Meine Bücher entstehen in dem Moment, wenn eine Anzahl von Gedanken, die ich geraume Zeit in meinem Kopf hin und her gedreht habe, sich aufeinander zu bewegen und Verbindungen eingehen. Es kommt mir dann so vor, als würde ich eine Kiste mit Puzzleteilchen mit mir herumschleppen und hin und wieder schütteln. Und dann, eines Tages, nehme ich den Deckel von der Kiste ab und sehe, dass sich die Teile ganz von selbst zusammenfügen. Ich bin mir nicht sicher, ob es bei meinem ersten Buch, The Boneshaker, so war, aber bei allen folgenden Büchern ist es so passiert. Broken Lands kam auf diese Weise zustande; die Geschichte besteht aus folgenden Puzzleteilchen: Feuerwerk, Kartenhaie, chinesische Immigranten in San Francisco, Coney Island, Brooklyn Bridge. Dazu noch Hacker-Angriffe auf Server, Hoodoo, Computernetzwerke und die Figur des Jack (oder «Hans» im Deutschen) im Volksglauben. Und die Bedeutung von Kreuzungen.
Kreuzungen faszinieren mich.

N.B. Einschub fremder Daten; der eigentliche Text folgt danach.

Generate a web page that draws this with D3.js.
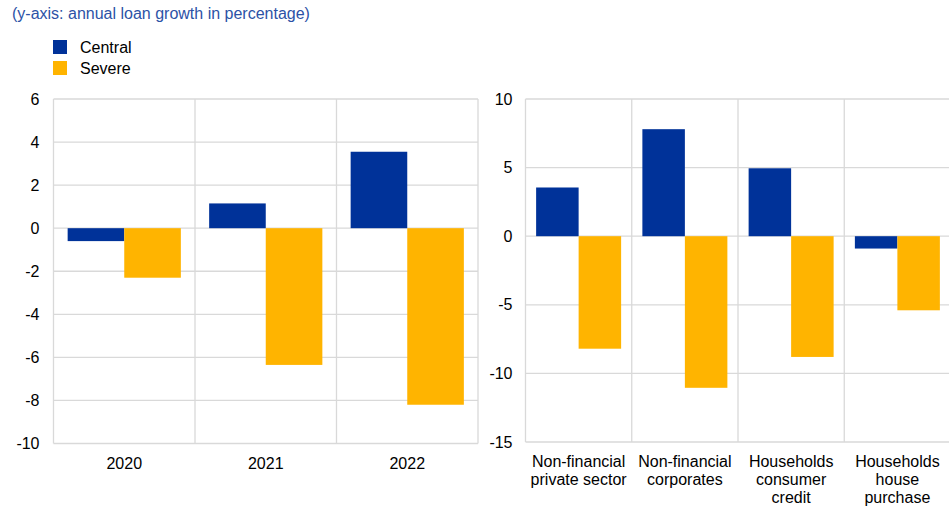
<!DOCTYPE html>
<html><head><meta charset="utf-8">
<script src="https://d3js.org/d3.v7.min.js"></script>
<style>body{margin:0;background:#fff;}svg{display:block;font-family:"Liberation Sans",Arial,sans-serif;}</style>
</head><body>
<script>
const series = ["Central", "Severe"];
const colors = ["#003299", "#ffb400"];
const leftCategories = [["2020"], ["2021"], ["2022"]];
const leftCentral = [-0.6, 1.15, 3.55];
const leftSevere = [-2.3, -6.35, -8.2];
const leftTicks = [6, 4, 2, 0, -2, -4, -6, -8, -10];
const rightCategories = [["Non-financial", "private sector"], ["Non-financial", "corporates"], ["Households", "consumer", "credit"], ["Households", "house", "purchase"]];
const rightCentral = [3.55, 7.8, 4.95, -0.9];
const rightSevere = [-8.2, -11.05, -8.8, -5.4];
const rightTicks = [10, 5, 0, -5, -10, -15];
const title = "(y-axis: annual loan growth in percentage)";

const W = 949, H = 506;
const svg = d3.select("body").append("svg").attr("width", W).attr("height", H);
const grid = "#d9d9d9";

svg.append("text").attr("x", 12).attr("y", 19).attr("fill", "#2c52a6")
  .style("font-size", "16px").text(title);

series.forEach((s, i) => {
  svg.append("rect").attr("x", 53).attr("y", 40 + i * 21).attr("width", 14).attr("height", 14).attr("fill", colors[i]);
  svg.append("text").attr("x", 80).attr("y", 53 + i * 21).attr("fill", "#000").style("font-size", "16px").text(s);
});

function panel(cats, central, severe, ticks, x0, x1, y0, y1, labelGap) {
  const names = cats.map(c => c.join(" "));
  const x = d3.scaleBand().domain(names).range([x0, x1]).padding(0);
  const inner = d3.scaleBand().domain(series).range([x.bandwidth() * 0.1, x.bandwidth() * 0.9]).padding(0);
  const y = d3.scaleLinear().domain([d3.min(ticks), d3.max(ticks)]).range([y1, y0]);
  const g = svg.append("g");
  g.selectAll("line.h").data(ticks).join("line")
    .attr("x1", x0).attr("x2", x1).attr("y1", d => y(d)).attr("y2", d => y(d))
    .attr("stroke", grid).attr("stroke-width", 1.3);
  const vb = names.map(n => x(n)).concat([x1]);
  g.selectAll("line.v").data(vb).join("line")
    .attr("x1", d => d).attr("x2", d => d).attr("y1", y0).attr("y2", y1)
    .attr("stroke", grid).attr("stroke-width", 1.3);
  const rows = names.map((n, i) => ({ n, vals: [central[i], severe[i]] }));
  rows.forEach(r => {
    r.vals.forEach((v, j) => {
      g.append("rect")
        .attr("x", x(r.n) + inner(series[j]))
        .attr("width", inner.bandwidth())
        .attr("y", y(Math.max(0, v)))
        .attr("height", Math.abs(y(v) - y(0)))
        .attr("fill", colors[j]);
    });
  });
  const ya = d3.axisLeft(y).tickValues(ticks).tickSize(0).tickPadding(labelGap).tickFormat(d => String(d));
  const ag = g.append("g").attr("transform", `translate(${x0},0)`).call(ya);
  ag.select(".domain").remove();
  ag.selectAll("text").style("font-size", "16px").attr("fill", "#000").style("font-family", "Liberation Sans, Arial, sans-serif");
  cats.forEach((c, i) => {
    const cx = x(names[i]) + x.bandwidth() / 2;
    const t = g.append("text").attr("text-anchor", "middle").attr("fill", "#000").style("font-size", "16px")
      .attr("x", cx).attr("y", y1 + 25);
    c.forEach((line, k) => t.append("tspan").attr("x", cx).attr("dy", k === 0 ? 0 : 18).text(line));
  });
}

panel(leftCategories, leftCentral, leftSevere, leftTicks, 53.5, 478, 99, 443.5, 14);
panel(rightCategories, rightCentral, rightSevere, rightTicks, 525.5, 950.5, 99, 442, 13);
</script>
</body></html>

Sie tauchen in den Mythen und Legenden aller Kulturen als Orte der Prüfung auf, als Durchgänge – sowohl für das Gute wie auch das Böse. In einigen Geschichten sind sie die Begräbnissstätte von Königen, in anderen dagegen Orte, wo Selbstmörder und Mörder verscharrt werden. Manchmal werden sie vom Teufel heimgesucht, manchmal kann der Teufel einem nicht über eine Kreuzung folgen. Dann werden sie zu einem sicheren Hafen für die Verfolgten. Sie sind gleichermaßen verflucht und geheiligt. Aber wie auch immer – sie sind niemals ungefährlich. Kreuzungen sind Orte, wo eine Entscheidung gefällt werden muss.
In The Boneshaker ist die Kreuzung ein Ort von großer Macht. Mein Mann und ich schauten uns einmal eine Dokumentarsendung über die Brooklyn Bridge an, und er meinte, dass durch diese Brücke eine Kreuzung zwischen den beiden Städten New York und Brooklyn entstanden sei, die damals noch nicht Teil ein und derselben Stadt waren. Als ich diesen Gedanken aufgriff, fand ich plötzlich die passenden Stellen für die Puzzleteilchen, die ich mit mir herumgetragen hatte, während ich darüber nachdachte, welches Buch ich als Nächstes schreiben wollte.
Ich weiß nie genau, wohin eine Geschichte führt, wenn ich damit anfange. Ich kenne nur ein paar Teile, die ich hineinweben will. Und lange Zeit habe ich keine Ahnung, wie das alles zusammenpassen wird. Ich schreibe kein Konzept, keinen Entwurf, sondern arbeite eine Liste mit Dingen ab, die ich für interessant halte und die meiner Meinung nach in einer Geschichte eine gute Figur abgeben könnten. Es ist ein bisschen beängstigend, weil ich während des Schreibens nie genau weiß, wohin das alles führen wird. Ich betreibe ausgiebige Recherchen, aber meistens bin ich mir nicht sicher, was genau ich für das Buch überhaupt brauche.
Andererseits ist diese Arbeitsweise ungemein befreiend. Die Geschichte kann überall hin wandern. Alles ist möglich. Und während ich schreibe, halte ich die Augen offen, für den Fall, dass mein Blick auf etwas Glänzendes fällt, eine neue Idee, ein herumstreunendes Puzzleteil, denn vielleicht ist dies genau das Element, das die Geschichte in diesem Moment braucht. Jede neue Entdeckung kann die Geschichte verändern. Dadurch wird das Schreiben eines Buches – was gewöhnlich ein langer, oft mühsamer und frustrierender Prozess ist – zu einem regelrechten Abenteuer. Und jedes Mal, wenn es mir gelingt, die Geschichte über eine Kreuzung zu navigieren, entsteht etwas Neues. Wie ich schon sagte: Kreuzungen faszinieren mich.